The other factor for Iran is, of course, Israel. Israel is the only nation in the Middle East that has nuclear weapons—we believe they have 100 or more nuclear weapons. And finally, of course, there are Iran’s regional ambitions. As long as nuclear weapons are seen as the currency of great powers, Iran, which aspires to restore its position as a great power within the region, continues to view nuclear weapons as beneficial to its national and regional strategic interests.
I suppose they ask, “Why should India and Pakistan have them?”
Same reason. India views nuclear weapons as one of the elements it needs to achieve global status as a great power. It looks at the Security Council and sees that all five permanent members of the Security Council have nuclear weapons, and it draws an obvious conclusion that to be a permanent member of the Security Council, you should be a nuclear power.
Has Senator John Kerry enunciated a position on Iran? Is it any different from the current administration’s?
The short answer is no. The more complex answer is that it’s more probable that under a Kerry administration, you may get a more comprehensive approach to Iran. That is, few people think you can solve the Iranian nuclear problem just by focusing on that question. The entire situation with Iran has to be treated as striking a new strategic deal with Iran—one that provides benefits for good behavior as well as penalties for bad behavior and one that includes some security guarantees from the United States that it does not have any intentions of invading Iran or overthrowing its government. [Such a deal would] both compel Iran to comply with its treaty obligations and give them a vision of the trade, economic, and diplomatic benefits that would flow from an Iran firmly committed to a non-nuclear path.
It seems similar to what North Korea would like.
Yes, though the Iranians haven’t articulated it as clearly as North Korea has.
Well, of course, the difference is that North Korea is claiming to be a nuclear power, and Iran is not.
The suspicion is that Iran has internally decided it needs at least the capabilities to become a nuclear weapons state, and that it wants to pursue those capabilities within the treaty for as long as possible.

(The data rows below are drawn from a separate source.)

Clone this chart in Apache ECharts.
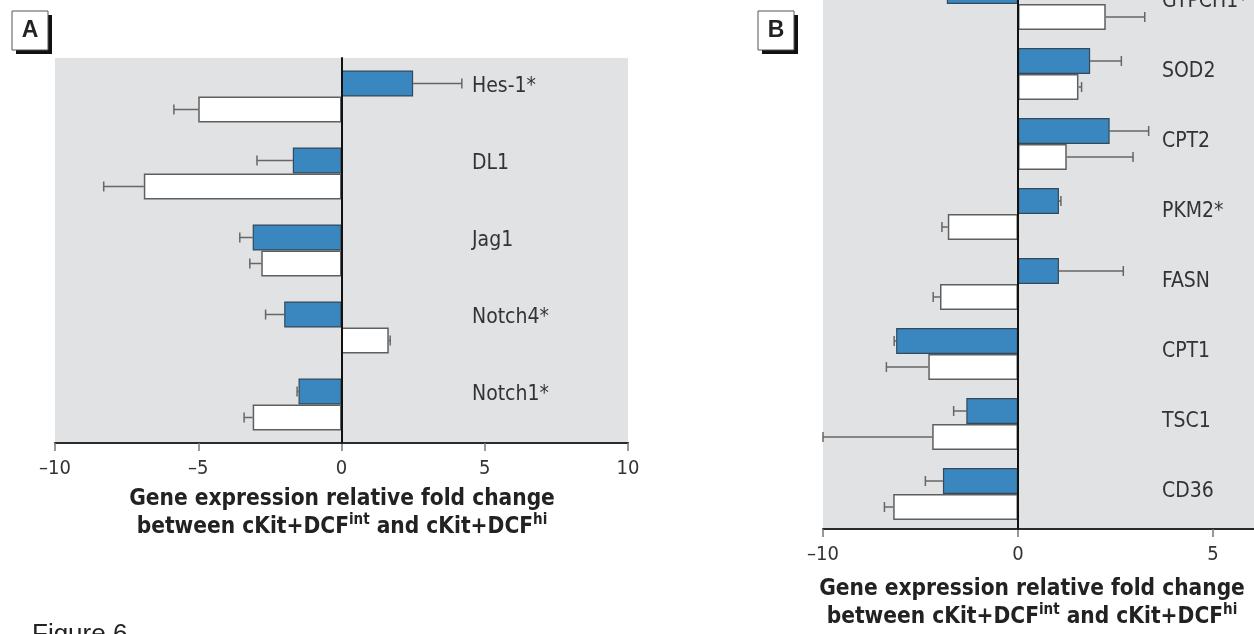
<!DOCTYPE html>
<html><head><meta charset="utf-8">
<script src="https://cdn.jsdelivr.net/npm/echarts@6/dist/echarts.min.js"></script>
<style>html,body{margin:0;padding:0;background:#fff}#c{width:1254px;height:634px}</style>
</head><body><div id="c"></div>
<script>
// ---- Data ----
const genesA = ['Hes-1*', 'DL1', 'Jag1', 'Notch4*', 'Notch1*'];
const intA = [2.5, -1.7, -3.1, -2.0, -1.5];          // blue (cKit+DCF int)
const intErrA = [1.7, 1.25, 0.45, 0.65, 0.05];
const hiA = [-5.0, -6.9, -2.8, 1.65, -3.1];           // white (cKit+DCF hi)
const hiErrA = [0.85, 1.4, 0.4, 0.05, 0.3];

const genesB = ['GTPCH1*', 'SOD2', 'CPT2', 'PKM2*', 'FASN', 'CPT1', 'TSC1', 'CD36'];
const intB = [-3.65, 1.85, 2.35, 1.05, 1.05, -6.25, -2.65, -3.85];
const intErrB = [0.5, 0.8, 1.0, 0.05, 1.65, 0.1, 0.65, 0.9];
const hiB = [2.25, 1.55, 1.25, -3.6, -4.0, -4.6, -4.4, -6.4];
const hiErrB = [1.0, 0.08, 1.7, 0.3, 0.35, 2.15, 5.6, 0.45];

const ticksA = [-10, -5, 0, 5, 10];

// ---- Styles ----
const FONT = "'Liberation Sans Narrow','DejaVu Sans Condensed','Roboto Condensed',sans-serif";
const BG = '#e1e2e4';
const BLUE = '#3a87bf';
const BLUE_BORDER = '#34495a';
const WHITE_BORDER = '#5f5f5f';
const ERR = '#666';
const BAR_W = 26;

function errSeries(vals, errs, side, xi, yi, keep) {
  const data = [];
  vals.forEach((v, i) => {
    if (!keep(v)) return;
    const end = v >= 0 ? v + errs[i] : v - errs[i];
    data.push([v, i, end]);
  });
  return {
    type: 'custom', xAxisIndex: xi, yAxisIndex: yi, z: 1, silent: true,
    clip: false,
    encode: { x: [0, 2], y: 1 },
    data: data,
    renderItem: function (params, api) {
      const p0 = api.coord([api.value(0), api.value(1)]);
      const p1 = api.coord([api.value(2), api.value(1)]);
      const y = p0[1] + side * BAR_W / 2;
      return { type: 'group', children: [
        { type: 'line', shape: { x1: p0[0], y1: y, x2: p1[0], y2: y }, style: { stroke: ERR, lineWidth: 1.5 } },
        { type: 'line', shape: { x1: p1[0], y1: y - 5, x2: p1[0], y2: y + 5 }, style: { stroke: ERR, lineWidth: 1.5 } }
      ]};
    }
  };
}

function barSeries(vals, isBlue, xi, yi, keep) {
  return {
    type: 'bar', xAxisIndex: xi, yAxisIndex: yi, barWidth: BAR_W, barGap: '0%',
    data: vals.map(v => keep(v) ? v : '-'),
    itemStyle: isBlue
      ? { color: BLUE, borderColor: BLUE_BORDER, borderWidth: 1.2 }
      : { color: '#ffffff', borderColor: WHITE_BORDER, borderWidth: 1.5 },
    silent: true, z: 2
  };
}

const all = () => true;
const neg = v => v < 0;
const pos = v => v >= 0;

const valueAxisCommon = {
  type: 'value',
  splitLine: { show: false },
  axisLine: { show: true, onZero: false, lineStyle: { color: '#2b2b2b', width: 2 } },
  axisTick: { show: true, length: 8, lineStyle: { color: '#777', width: 1.5 } },
  axisLabel: { color: '#333', fontFamily: FONT, fontSize: 20, margin: 16,
               formatter: v => (v < 0 ? '\u2013' + Math.abs(v) : String(v)) }
};

const catAxis = (data, gi, showLine, labelMargin, lh) => ({
  type: 'category', gridIndex: gi, data: data, inverse: true, z: 5,
  axisLine: { show: showLine, onZero: true, lineStyle: { color: '#111', width: 2 } },
  axisTick: { show: false },
  axisLabel: { show: labelMargin !== null, inside: true, margin: labelMargin || 0, align: 'left',
               verticalAlign: 'bottom', lineHeight: lh || 21, showMinLabel: true, showMaxLabel: true,
               color: '#333', fontFamily: FONT, fontSize: 21 }
});

const titleText = '{b|Gene expression relative fold change}\n{b|between cKit+DCF}{s|int}{b| and cKit+DCF}{s|hi}';
const titleRich = {
  b: { fontFamily: FONT, fontWeight: 'bold', fontSize: 22.5, color: '#222', lineHeight: 28 },
  s: { fontFamily: FONT, fontWeight: 'bold', fontSize: 15, color: '#222', lineHeight: 28, verticalAlign: 'top', padding: [0, 0, 10, 0] }
};

const gridCommon = { show: true, backgroundColor: BG, borderWidth: 0, containLabel: false, outerBoundsMode: 'none' };

const option = {
  animation: false,
  backgroundColor: '#fff',
  grid: [
    Object.assign({ left: 55, right: 1254 - 628, top: 58, bottom: 634 - 443 }, gridCommon),
    Object.assign({ left: 823, right: 1254 - 1018, top: -31, bottom: 634 - 529 }, gridCommon),
    Object.assign({ left: 1018, right: 1254 - 1408, top: -31, bottom: 634 - 529 }, gridCommon)
  ],
  xAxis: [
    Object.assign({}, valueAxisCommon, { gridIndex: 0, min: ticksA[0], max: ticksA[ticksA.length - 1], interval: 5 }),
    Object.assign({}, valueAxisCommon, { gridIndex: 1, min: -10, max: 0, interval: 10,
      axisLabel: Object.assign({}, valueAxisCommon.axisLabel, { showMaxLabel: false }) }),
    Object.assign({}, valueAxisCommon, { gridIndex: 2, min: 0, max: 10, interval: 5 })
  ],
  yAxis: [
    catAxis(genesA, 0, true, 417, 19),
    catAxis(genesB, 1, false, null),
    catAxis(genesB, 2, true, 144, 4)
  ],
  title: [
    { text: titleText, left: 337, top: 480, textAlign: 'center', textStyle: { rich: titleRich } },
    { text: titleText, left: 1027, top: 570, textAlign: 'center', textStyle: { rich: titleRich } }
  ],
  graphic: [
    { type: 'rect', shape: { x: 16, y: 15, width: 36, height: 39 }, style: { fill: '#111' } },
    { type: 'rect', shape: { x: 12, y: 11, width: 36, height: 39 }, style: { fill: '#fff', stroke: '#555', lineWidth: 1 } },
    { type: 'text', style: { x: 30, y: 31, text: 'A', fill: '#222', font: "bold 23px 'Liberation Sans','DejaVu Sans',sans-serif", textAlign: 'center', textVerticalAlign: 'middle' } },
    { type: 'rect', shape: { x: 762, y: 15, width: 36, height: 39 }, style: { fill: '#111' } },
    { type: 'rect', shape: { x: 758, y: 11, width: 36, height: 39 }, style: { fill: '#fff', stroke: '#555', lineWidth: 1 } },
    { type: 'text', style: { x: 776, y: 31, text: 'B', fill: '#222', font: "bold 23px 'Liberation Sans','DejaVu Sans',sans-serif", textAlign: 'center', textVerticalAlign: 'middle' } },
    { type: 'text', style: { x: 32, y: 622, text: 'Figure 6', fill: '#222', font: "26px 'Liberation Sans','DejaVu Sans',sans-serif" } }
  ],
  series: [
    barSeries(intA, true, 0, 0, all),
    barSeries(hiA, false, 0, 0, all),
    errSeries(intA, intErrA, -1, 0, 0, all),
    errSeries(hiA, hiErrA, 1, 0, 0, all),

    barSeries(intB, true, 1, 1, neg),
    barSeries(hiB, false, 1, 1, neg),
    errSeries(intB, intErrB, -1, 1, 1, neg),
    errSeries(hiB, hiErrB, 1, 1, 1, neg),

    barSeries(intB, true, 2, 2, pos),
    barSeries(hiB, false, 2, 2, pos),
    errSeries(intB, intErrB, -1, 2, 2, pos),
    errSeries(hiB, hiErrB, 1, 2, 2, pos)
  ]
};

const chart = echarts.init(document.getElementById('c'), null, { renderer: 'canvas' });
chart.setOption(option);
</script>
</body></html>
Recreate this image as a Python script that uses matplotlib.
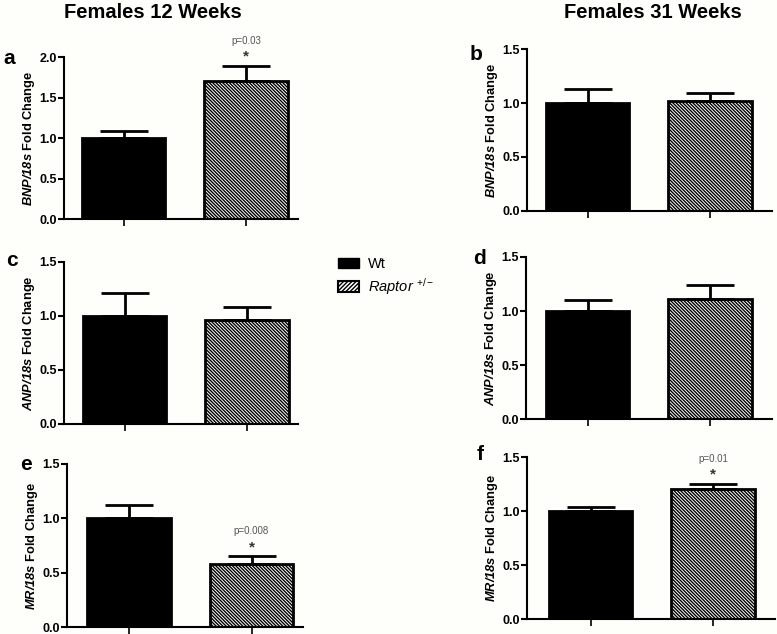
import matplotlib
matplotlib.use("Agg")
import matplotlib.pyplot as plt
from matplotlib.patches import Patch

plt.rcParams['font.family'] = ['Liberation Sans', 'DejaVu Sans']
plt.rcParams['mathtext.fontset'] = 'custom'
plt.rcParams['mathtext.rm'] = 'Liberation Sans'
plt.rcParams['mathtext.it'] = 'Liberation Sans:italic'
plt.rcParams['mathtext.bf'] = 'Liberation Sans:italic:bold'
plt.rcParams['hatch.linewidth'] = 1.0

# data (mean fold change, upper SEM)
groups = ["Wt", "Raptor +/-"]
panels = ["a", "b", "c", "d", "e", "f"]
genes = ["BNP", "BNP", "ANP", "ANP", "MR", "MR"]
means = [[1.00, 1.70], [1.00, 1.02], [1.00, 0.96],
         [1.00, 1.11], [1.00, 0.58], [1.00, 1.20]]
errs = [[0.09, 0.19], [0.13, 0.07], [0.21, 0.12],
        [0.10, 0.13], [0.12, 0.07], [0.04, 0.05]]
ymax = [2.0, 1.5, 1.5, 1.5, 1.5, 1.5]
pvals = ["p=0.03", None, None, None, "p=0.008", "p=0.01"]
col_titles = ["Females 12 Weeks", "Females 31 Weeks"]

W, H = 777, 634
fig = plt.figure(figsize=(W / 100, H / 100), dpi=100, facecolor='#fefefb')

# pixel boxes: x0, x1, ytop, ybottom, first bar centre
boxes = [(64, 298, 57, 219, 123.5),
         (527, 772, 49, 211, 587.5),
         (64, 298, 262, 424, 124.5),
         (526, 772, 257, 419, 587.5),
         (67, 303, 464, 627, 129.0),
         (527, 775, 457, 619, 590.5)]
unit = 122.5
letter_pos = [(3, 58), (470, 54), (6, 261), (473, 259), (20, 464), (477, 455)]
hatch = '\\' * 10

for i, p in enumerate(panels):
    x0, x1, yt, yb, c0 = boxes[i]
    ax = fig.add_axes([x0 / W, 1 - yb / H, (x1 - x0) / W, (yb - yt) / H])
    ax.set_facecolor('none')
    ax.bar([0], [means[i][0]], width=0.68, color='black', edgecolor='black', linewidth=2)
    ax.bar([1], [means[i][1]], width=0.68, color='white', edgecolor='black',
           linewidth=2, hatch=hatch)
    ax.errorbar([0, 1], means[i], yerr=[[0, 0], errs[i]], fmt='none', ecolor='black',
                elinewidth=2, capsize=17, capthick=2)
    ax.set_xlim((x0 - c0) / unit, (x1 - c0) / unit)
    ax.set_ylim(0, ymax[i])
    ticks = [k * 0.5 for k in range(int(ymax[i] / 0.5) + 1)]
    ax.set_yticks(ticks)
    ax.set_yticklabels(["%.1f" % t for t in ticks], fontweight='bold', fontsize=9)
    ax.set_xticks([0, 1])
    ax.set_xticklabels([])
    ax.tick_params(axis='y', length=4, width=1.5, pad=1)
    ax.tick_params(axis='x', length=5, width=1.2)
    for s in ['top', 'right']:
        ax.spines[s].set_visible(False)
    for s in ['left', 'bottom']:
        ax.spines[s].set_linewidth(1.5)
    ax.set_ylabel(r'$\mathbf{%s/18s}$ Fold Change' % genes[i], fontweight='bold',
                  fontsize=9.3, labelpad=2)
    if pvals[i]:
        top = means[i][1] + errs[i][1]
        step = ymax[i] / 1.5 * 0.1
        ax.text(1, top + step * 0.85, "*", ha='center', va='center', fontsize=11,
                fontweight='bold', color='#333333', clip_on=False)
        ax.text(1, top + step * 2.3, pvals[i], ha='center', va='center', fontsize=7,
                color='#555555', clip_on=False)
    lx, ly = letter_pos[i]
    fig.text(lx / W, 1 - ly / H, p, fontsize=15, fontweight='bold', ha='left', va='center')

fig.text(153 / W, 1 - 13 / H, col_titles[0], fontsize=14.5, fontweight='bold', ha='center', va='center')
fig.text(653 / W, 1 - 13 / H, col_titles[1], fontsize=14.5, fontweight='bold', ha='center', va='center')

handles = [Patch(facecolor='black', edgecolor='black'),
           Patch(facecolor='white', edgecolor='black', hatch='/' * 8, linewidth=1.5)]
labels = [groups[0], r'$\it{Raptor}$ $^{\rm{+/-}}$']
fig.legend(handles, labels, loc='upper left', bbox_to_anchor=(338 / W, 1 - 257 / H),
           frameon=False, fontsize=10.5, handlelength=1.45, handleheight=0.7,
           handletextpad=0.6, labelspacing=0.35, borderpad=0, borderaxespad=0)

fig.savefig("out.png", dpi=100, facecolor=fig.get_facecolor())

This Iranian problem exposes a basic and fundamental problem of the NPT. States can legally acquire the technologies needed to produce nuclear weapons, and then leave the treaty and go and produce those nuclear weapons.
This is the issue that everyone is now grappling with. There’s a growing consensus that this deal needs to be reconsidered. The difficulty is finding the right solution for a new interpretation of the NPT bargain. It’s almost impossible to renegotiate or amend the NPT. It would have to be a new agreement on how to implement the guarantees in the treaty for peaceful uses of nuclear energy.